Short exercise
Each line containing the word "matplotlib" should be found and copied.

Source data
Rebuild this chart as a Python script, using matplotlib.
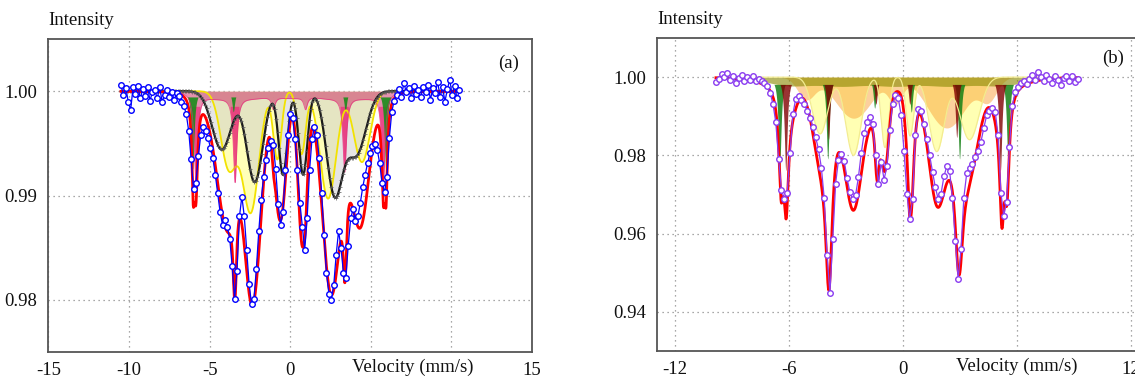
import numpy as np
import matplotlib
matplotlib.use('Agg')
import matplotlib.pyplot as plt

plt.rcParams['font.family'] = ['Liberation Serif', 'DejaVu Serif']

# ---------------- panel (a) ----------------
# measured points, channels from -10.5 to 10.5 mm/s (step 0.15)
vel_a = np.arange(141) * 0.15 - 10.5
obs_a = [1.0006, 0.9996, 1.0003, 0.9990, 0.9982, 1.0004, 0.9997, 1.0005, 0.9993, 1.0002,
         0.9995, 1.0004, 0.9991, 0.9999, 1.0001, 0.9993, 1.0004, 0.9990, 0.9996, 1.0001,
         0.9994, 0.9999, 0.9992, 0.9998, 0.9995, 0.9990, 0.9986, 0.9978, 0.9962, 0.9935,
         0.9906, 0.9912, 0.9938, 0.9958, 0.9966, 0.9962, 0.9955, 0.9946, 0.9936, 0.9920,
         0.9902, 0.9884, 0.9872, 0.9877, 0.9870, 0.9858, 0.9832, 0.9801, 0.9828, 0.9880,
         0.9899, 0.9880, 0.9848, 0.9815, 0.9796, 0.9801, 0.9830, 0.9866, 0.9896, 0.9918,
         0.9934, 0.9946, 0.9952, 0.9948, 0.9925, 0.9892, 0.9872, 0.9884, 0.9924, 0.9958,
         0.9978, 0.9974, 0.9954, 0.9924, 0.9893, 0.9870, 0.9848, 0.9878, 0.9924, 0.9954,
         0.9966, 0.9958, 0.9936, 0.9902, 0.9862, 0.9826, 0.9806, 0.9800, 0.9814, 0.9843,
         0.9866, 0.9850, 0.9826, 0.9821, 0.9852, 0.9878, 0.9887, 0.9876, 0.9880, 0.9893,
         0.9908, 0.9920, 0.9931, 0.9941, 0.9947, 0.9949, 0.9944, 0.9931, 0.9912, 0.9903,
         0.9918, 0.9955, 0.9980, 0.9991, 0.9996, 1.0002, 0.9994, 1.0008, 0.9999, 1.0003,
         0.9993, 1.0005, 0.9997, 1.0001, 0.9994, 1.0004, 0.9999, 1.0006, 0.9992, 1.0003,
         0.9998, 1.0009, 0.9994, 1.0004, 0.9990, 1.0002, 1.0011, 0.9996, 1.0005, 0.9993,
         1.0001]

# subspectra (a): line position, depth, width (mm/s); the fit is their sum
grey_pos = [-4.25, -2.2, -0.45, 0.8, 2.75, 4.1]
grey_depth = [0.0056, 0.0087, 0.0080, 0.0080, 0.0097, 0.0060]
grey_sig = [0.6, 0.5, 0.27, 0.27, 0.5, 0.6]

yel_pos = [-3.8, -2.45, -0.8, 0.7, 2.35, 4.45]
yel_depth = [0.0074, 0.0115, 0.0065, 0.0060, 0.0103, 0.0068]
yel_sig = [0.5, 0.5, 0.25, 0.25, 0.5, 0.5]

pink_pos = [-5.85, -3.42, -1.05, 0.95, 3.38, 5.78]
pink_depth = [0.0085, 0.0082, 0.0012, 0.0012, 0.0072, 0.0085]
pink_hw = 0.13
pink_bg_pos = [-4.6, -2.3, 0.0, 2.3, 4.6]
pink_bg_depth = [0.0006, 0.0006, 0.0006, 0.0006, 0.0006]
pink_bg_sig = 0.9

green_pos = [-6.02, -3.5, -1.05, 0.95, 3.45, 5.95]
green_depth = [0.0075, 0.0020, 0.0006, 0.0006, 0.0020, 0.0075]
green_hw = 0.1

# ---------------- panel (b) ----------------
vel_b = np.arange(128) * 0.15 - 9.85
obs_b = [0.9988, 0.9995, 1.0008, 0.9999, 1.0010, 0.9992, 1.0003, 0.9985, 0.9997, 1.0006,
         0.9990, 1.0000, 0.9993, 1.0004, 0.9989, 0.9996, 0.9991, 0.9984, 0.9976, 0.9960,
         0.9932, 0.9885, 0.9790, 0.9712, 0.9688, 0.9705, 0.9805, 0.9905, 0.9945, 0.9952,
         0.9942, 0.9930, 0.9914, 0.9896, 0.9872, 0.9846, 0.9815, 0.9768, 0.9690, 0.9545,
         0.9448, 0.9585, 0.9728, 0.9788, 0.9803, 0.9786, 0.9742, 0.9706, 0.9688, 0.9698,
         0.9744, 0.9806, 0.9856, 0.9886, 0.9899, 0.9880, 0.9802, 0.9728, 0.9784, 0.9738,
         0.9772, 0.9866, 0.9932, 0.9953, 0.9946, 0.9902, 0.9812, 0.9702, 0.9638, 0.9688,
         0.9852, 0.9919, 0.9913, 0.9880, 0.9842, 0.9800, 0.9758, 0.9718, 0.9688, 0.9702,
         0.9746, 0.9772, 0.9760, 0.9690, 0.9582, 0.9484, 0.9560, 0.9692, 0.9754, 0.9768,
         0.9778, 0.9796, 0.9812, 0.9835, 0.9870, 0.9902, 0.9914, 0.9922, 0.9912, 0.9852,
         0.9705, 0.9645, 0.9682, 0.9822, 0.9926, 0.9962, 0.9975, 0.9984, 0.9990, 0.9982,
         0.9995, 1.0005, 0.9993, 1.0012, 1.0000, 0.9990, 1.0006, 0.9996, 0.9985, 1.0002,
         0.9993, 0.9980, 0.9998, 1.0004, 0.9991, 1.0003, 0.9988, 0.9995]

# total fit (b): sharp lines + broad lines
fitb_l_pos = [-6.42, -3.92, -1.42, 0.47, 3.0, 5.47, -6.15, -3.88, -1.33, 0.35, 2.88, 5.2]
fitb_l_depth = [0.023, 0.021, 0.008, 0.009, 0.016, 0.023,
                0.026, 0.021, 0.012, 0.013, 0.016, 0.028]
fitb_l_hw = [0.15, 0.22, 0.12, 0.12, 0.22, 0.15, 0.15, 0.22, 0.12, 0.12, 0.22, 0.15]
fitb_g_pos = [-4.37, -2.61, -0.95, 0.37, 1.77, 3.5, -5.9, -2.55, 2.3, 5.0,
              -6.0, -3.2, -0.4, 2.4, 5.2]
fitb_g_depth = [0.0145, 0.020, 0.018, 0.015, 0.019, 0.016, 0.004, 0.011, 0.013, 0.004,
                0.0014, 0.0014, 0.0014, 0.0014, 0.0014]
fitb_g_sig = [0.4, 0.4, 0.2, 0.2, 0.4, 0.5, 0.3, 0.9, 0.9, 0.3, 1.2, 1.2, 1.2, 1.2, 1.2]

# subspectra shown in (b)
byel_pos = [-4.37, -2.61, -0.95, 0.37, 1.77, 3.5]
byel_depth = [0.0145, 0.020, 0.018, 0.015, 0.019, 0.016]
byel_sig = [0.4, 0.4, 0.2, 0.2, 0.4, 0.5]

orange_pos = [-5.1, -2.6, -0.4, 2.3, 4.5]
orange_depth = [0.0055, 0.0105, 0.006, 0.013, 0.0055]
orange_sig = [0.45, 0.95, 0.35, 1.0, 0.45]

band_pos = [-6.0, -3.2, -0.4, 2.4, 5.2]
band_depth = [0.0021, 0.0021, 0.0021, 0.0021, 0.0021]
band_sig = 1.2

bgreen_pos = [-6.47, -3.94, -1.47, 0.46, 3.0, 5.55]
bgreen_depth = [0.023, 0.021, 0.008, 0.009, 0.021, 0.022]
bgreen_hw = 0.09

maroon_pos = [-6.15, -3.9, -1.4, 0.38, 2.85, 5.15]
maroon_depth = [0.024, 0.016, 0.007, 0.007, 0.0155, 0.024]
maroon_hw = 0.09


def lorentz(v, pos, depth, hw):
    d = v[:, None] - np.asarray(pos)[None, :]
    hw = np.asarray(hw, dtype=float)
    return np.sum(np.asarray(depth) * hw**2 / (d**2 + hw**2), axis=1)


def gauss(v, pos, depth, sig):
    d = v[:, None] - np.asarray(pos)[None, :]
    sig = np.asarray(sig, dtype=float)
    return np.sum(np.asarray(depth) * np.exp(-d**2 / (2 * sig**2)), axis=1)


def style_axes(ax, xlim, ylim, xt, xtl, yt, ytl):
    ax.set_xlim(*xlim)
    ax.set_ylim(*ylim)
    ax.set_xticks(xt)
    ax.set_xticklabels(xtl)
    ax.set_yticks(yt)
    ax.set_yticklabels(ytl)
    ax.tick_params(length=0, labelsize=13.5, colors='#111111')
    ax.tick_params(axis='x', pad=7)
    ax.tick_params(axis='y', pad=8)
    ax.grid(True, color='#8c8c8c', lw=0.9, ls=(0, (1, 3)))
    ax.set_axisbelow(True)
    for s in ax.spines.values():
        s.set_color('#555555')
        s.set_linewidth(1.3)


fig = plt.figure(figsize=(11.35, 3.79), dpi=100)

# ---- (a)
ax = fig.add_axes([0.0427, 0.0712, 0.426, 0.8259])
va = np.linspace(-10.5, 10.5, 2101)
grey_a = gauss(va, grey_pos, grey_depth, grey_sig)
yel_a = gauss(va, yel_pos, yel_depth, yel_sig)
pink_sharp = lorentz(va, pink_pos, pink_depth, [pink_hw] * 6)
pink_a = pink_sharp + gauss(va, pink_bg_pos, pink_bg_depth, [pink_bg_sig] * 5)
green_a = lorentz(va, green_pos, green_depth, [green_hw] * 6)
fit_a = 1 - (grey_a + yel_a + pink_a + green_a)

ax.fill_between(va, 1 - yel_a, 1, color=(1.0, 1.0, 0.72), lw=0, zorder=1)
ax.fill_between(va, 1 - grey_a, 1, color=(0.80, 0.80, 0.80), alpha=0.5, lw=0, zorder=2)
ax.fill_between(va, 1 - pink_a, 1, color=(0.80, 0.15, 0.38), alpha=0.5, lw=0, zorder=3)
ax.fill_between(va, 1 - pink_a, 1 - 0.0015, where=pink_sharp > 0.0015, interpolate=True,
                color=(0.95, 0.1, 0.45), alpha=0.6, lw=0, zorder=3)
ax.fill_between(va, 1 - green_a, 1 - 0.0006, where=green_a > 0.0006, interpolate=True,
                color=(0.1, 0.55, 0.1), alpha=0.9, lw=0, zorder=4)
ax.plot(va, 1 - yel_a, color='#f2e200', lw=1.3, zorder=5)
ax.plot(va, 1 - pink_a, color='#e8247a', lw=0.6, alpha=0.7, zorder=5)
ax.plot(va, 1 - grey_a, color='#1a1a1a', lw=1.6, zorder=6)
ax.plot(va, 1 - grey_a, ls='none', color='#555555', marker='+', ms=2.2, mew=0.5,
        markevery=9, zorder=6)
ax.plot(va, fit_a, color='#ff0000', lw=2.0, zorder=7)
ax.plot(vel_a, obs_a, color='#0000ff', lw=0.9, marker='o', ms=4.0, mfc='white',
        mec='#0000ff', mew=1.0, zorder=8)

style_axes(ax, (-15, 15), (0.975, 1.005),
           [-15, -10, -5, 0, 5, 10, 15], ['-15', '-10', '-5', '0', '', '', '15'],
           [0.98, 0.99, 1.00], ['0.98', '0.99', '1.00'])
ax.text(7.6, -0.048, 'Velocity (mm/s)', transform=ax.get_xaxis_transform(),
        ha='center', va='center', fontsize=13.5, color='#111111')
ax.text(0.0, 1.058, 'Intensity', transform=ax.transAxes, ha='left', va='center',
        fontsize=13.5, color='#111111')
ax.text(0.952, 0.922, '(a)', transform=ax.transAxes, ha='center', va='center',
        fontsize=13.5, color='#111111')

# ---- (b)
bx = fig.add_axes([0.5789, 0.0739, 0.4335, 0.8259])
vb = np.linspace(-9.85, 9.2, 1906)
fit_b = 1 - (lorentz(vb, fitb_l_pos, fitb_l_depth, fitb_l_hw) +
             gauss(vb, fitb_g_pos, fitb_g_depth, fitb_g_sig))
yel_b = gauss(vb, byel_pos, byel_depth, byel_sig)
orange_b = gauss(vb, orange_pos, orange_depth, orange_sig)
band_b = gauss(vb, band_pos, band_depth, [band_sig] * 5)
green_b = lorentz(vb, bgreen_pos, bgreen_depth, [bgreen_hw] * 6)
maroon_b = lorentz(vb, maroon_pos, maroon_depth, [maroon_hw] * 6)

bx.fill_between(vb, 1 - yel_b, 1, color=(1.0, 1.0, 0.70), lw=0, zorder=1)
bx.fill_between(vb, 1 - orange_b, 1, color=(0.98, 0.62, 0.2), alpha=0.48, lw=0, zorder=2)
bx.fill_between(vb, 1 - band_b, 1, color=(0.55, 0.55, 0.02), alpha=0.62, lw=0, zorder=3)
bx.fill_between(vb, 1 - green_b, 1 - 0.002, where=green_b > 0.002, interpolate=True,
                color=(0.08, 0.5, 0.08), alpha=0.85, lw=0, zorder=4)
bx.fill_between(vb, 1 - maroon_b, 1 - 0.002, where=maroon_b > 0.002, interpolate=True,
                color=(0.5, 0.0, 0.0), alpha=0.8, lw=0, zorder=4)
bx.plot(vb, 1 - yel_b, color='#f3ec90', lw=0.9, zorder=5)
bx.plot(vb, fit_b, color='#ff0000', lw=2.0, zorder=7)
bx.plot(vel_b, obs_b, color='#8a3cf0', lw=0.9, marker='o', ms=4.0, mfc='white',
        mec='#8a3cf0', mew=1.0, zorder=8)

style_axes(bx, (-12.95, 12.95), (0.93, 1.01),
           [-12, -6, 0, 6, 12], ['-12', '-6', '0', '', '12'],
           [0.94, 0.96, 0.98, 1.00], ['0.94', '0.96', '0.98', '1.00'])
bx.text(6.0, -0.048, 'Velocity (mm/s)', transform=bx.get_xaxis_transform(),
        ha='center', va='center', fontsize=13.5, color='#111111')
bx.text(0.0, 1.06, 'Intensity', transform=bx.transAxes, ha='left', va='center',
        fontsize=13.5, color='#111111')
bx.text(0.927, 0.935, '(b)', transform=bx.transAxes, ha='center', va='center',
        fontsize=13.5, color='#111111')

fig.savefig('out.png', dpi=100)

Correct answer
Rebuild this chart as a Python script, using matplotlib.
import matplotlib
matplotlib.use('Agg')
import matplotlib.pyplot as plt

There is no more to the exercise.